Der Verkauf ist für die Betroffenen keine leichte Entscheidung gewesen.

Der Flughafenbetreiber hat sich an solchen Spekulationen nie beteiligt: „Ja, es gab eine Anzahl von Wohneigentümern, die nach dem Verkauf als Mieter in der Immobilie zurück geblieben sind.“ Aber aus vielen unterschiedlichen, persönlichen Gründen: Kinder, die ihren Schulbesuch in Flörsheim fortsetzen wollten, eine pflegebedürftige Großmutter oder ähnliches. „Der Verkauf ist für die Betroffenen keine leichte Entscheidung gewesen.“

Mit der Devise „Gute Nachbarschaft als Programm” hat die Fraport AG 2012 für ihr Casa-Programm geworben. Im Rheingau-Städtchen Flörsheim hat sie sich jedenfalls als kulanter großer Nachbar gezeigt.
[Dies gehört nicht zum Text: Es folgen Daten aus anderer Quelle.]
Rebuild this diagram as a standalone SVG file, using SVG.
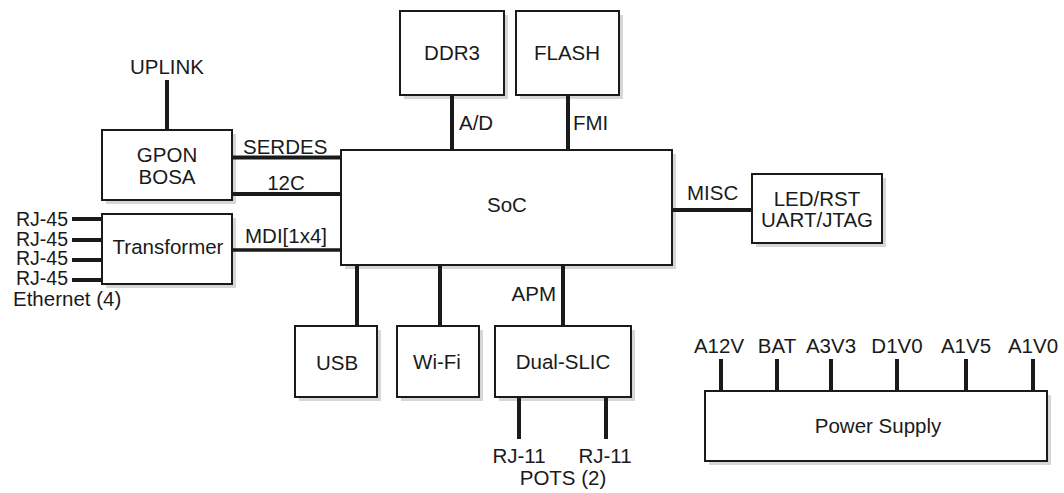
<svg xmlns="http://www.w3.org/2000/svg" width="1064" height="493" viewBox="0 0 1064 493">
<style>
text{font-family:"Liberation Sans",Arial,sans-serif;font-size:20.5px;fill:#1a1a1a}
.m{text-anchor:middle}
.e{text-anchor:end}
.rj{font-size:19.5px}
.box{fill:#fff;stroke:#1a1a1a;stroke-width:2}
.sh{fill:#d6d6d6}
.c{stroke:#1a1a1a;stroke-width:4;fill:none}
</style>
<rect width="1064" height="493" fill="#fff"/>
<g id="shadows">
<rect class="sh" x="106" y="134" width="130" height="70"/>
<rect class="sh" x="106" y="218" width="130" height="70"/>
<rect class="sh" x="345" y="154" width="331" height="115"/>
<rect class="sh" x="404" y="15" width="104" height="84"/>
<rect class="sh" x="520" y="15" width="103" height="84"/>
<rect class="sh" x="756" y="178" width="130" height="69"/>
<rect class="sh" x="299" y="330" width="82" height="71"/>
<rect class="sh" x="401" y="330" width="82" height="71"/>
<rect class="sh" x="499" y="330" width="136" height="71"/>
<rect class="sh" x="709" y="395" width="342" height="70"/>
</g>
<g id="connectors">
<line class="c" x1="167" y1="80" x2="167" y2="130"/>
<line class="c" x1="232" y1="157.5" x2="341" y2="157.5"/>
<line class="c" x1="232" y1="194" x2="341" y2="194"/>
<line class="c" x1="232" y1="250" x2="341" y2="250" style="stroke-width:3.5"/>
<line class="c" x1="72" y1="219" x2="102" y2="219"/>
<line class="c" x1="72" y1="240" x2="102" y2="240"/>
<line class="c" x1="72" y1="260" x2="102" y2="260"/>
<line class="c" x1="72" y1="280" x2="102" y2="280"/>
<line class="c" x1="452" y1="95" x2="452" y2="150"/>
<line class="c" x1="568" y1="95" x2="568" y2="150"/>
<line class="c" x1="672" y1="210" x2="752" y2="210"/>
<line class="c" x1="357" y1="265" x2="357" y2="326"/>
<line class="c" x1="440" y1="265" x2="440" y2="326"/>
<line class="c" x1="563" y1="265" x2="563" y2="326"/>
<line class="c" x1="519" y1="397" x2="519" y2="439"/>
<line class="c" x1="606" y1="397" x2="606" y2="439"/>
<line class="c" x1="721" y1="359" x2="721" y2="391"/>
<line class="c" x1="777" y1="359" x2="777" y2="391"/>
<line class="c" x1="831" y1="359" x2="831" y2="391"/>
<line class="c" x1="897" y1="359" x2="897" y2="391"/>
<line class="c" x1="966" y1="359" x2="966" y2="391"/>
<line class="c" x1="1033" y1="359" x2="1033" y2="391"/>
</g>
<g id="labels">
<text class="m" x="167" y="74">UPLINK</text>
<text x="243" y="154">SERDES</text>
<text class="m" x="286" y="190">12C</text>
<text x="245" y="243">MDI[1x4]</text>
<text class="e rj" x="68" y="226">RJ-45</text>
<text class="e rj" x="68" y="246">RJ-45</text>
<text class="e rj" x="68" y="265">RJ-45</text>
<text class="e rj" x="68" y="285">RJ-45</text>
<text x="13" y="306">Ethernet (4)</text>
<text x="459" y="130">A/D</text>
<text x="573" y="130">FMI</text>
<text x="687" y="200">MISC</text>
<text class="e" x="556" y="301">APM</text>
<text class="m" x="519" y="463">RJ-11</text>
<text class="m" x="605" y="463">RJ-11</text>
<text class="m" x="563" y="485">POTS (2)</text>
<text class="m" x="719" y="353">A12V</text>
<text class="m" x="777" y="353">BAT</text>
<text class="m" x="831" y="353">A3V3</text>
<text class="m" x="897" y="353">D1V0</text>
<text class="m" x="966" y="353">A1V5</text>
<text class="m" x="1033" y="353">A1V0</text>
</g>
<g id="gpon"><rect class="box" x="102" y="130" width="130" height="70"/><text class="m" x="167" y="162">GPON</text><text class="m" x="167" y="184">BOSA</text></g>
<g id="transformer"><rect class="box" x="102" y="214" width="130" height="70"/><text class="m" x="168" y="254">Transformer</text></g>
<g id="soc"><rect class="box" x="341" y="150" width="331" height="115"/><text class="m" x="507" y="212">SoC</text></g>
<g id="ddr3"><rect class="box" x="400" y="11" width="104" height="84"/><text class="m" x="452" y="60">DDR3</text></g>
<g id="flash"><rect class="box" x="516" y="11" width="103" height="84"/><text class="m" x="567" y="60">FLASH</text></g>
<g id="led"><rect class="box" x="752" y="174" width="130" height="69"/><text class="m" x="817" y="206">LED/RST</text><text class="m" x="817" y="227">UART/JTAG</text></g>
<g id="usb"><rect class="box" x="295" y="326" width="82" height="71"/><text class="m" x="337" y="370">USB</text></g>
<g id="wifi"><rect class="box" x="397" y="326" width="82" height="71"/><text class="m" x="437" y="369">Wi-Fi</text></g>
<g id="slic"><rect class="box" x="495" y="326" width="136" height="71"/><text class="m" x="563" y="369">Dual-SLIC</text></g>
<g id="power"><rect class="box" x="705" y="391" width="342" height="70"/><text class="m" x="878" y="433">Power Supply</text></g>
</svg>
Vielleicht wäre das auch für den Münchner Flughafen mit seiner geplanten dritten Startbahn eine Lösung.

Der Vergleich

Zum Vergleich: Der Frankfurter Flughafen, der größte in Deutschland, hat mit zwei Start- und Landebahnen sowie einer reinen Start- und einer reinen Landebahn im Juli 2015 mit 6,2 Millionen Fluggästen den passagierstärksten Monat seiner Geschichte hingelegt. Das waren 130.000 mehr als im bisherigen Spitzenmonat, dem August 2014, wie der Flughafenbetreiber Fraport mitteilte. Am 31. Juli 2015 wurde zudem mit 216.732 Fluggästen ein Tagesrekord aufgestellt. Auch die Zahl der Starts und Landungen war mit 43.710 so hoch wie noch nie in einem Monat. Der Münchner Flughafen hat im Juli mit nur zwei Start- und Landebahnen 3,94 Millionen Fluggäste abgefertigt, also fast zwei Drittel der Frankfurter Zahlen. Die Zahl der Starts und Landungen lag bei 34.453, also etwa 78 Prozent des Frankfurter Volumens. Es liegt daher nahe, dass die Auslastung der Bahnen in München größer ist als in Frankfurt.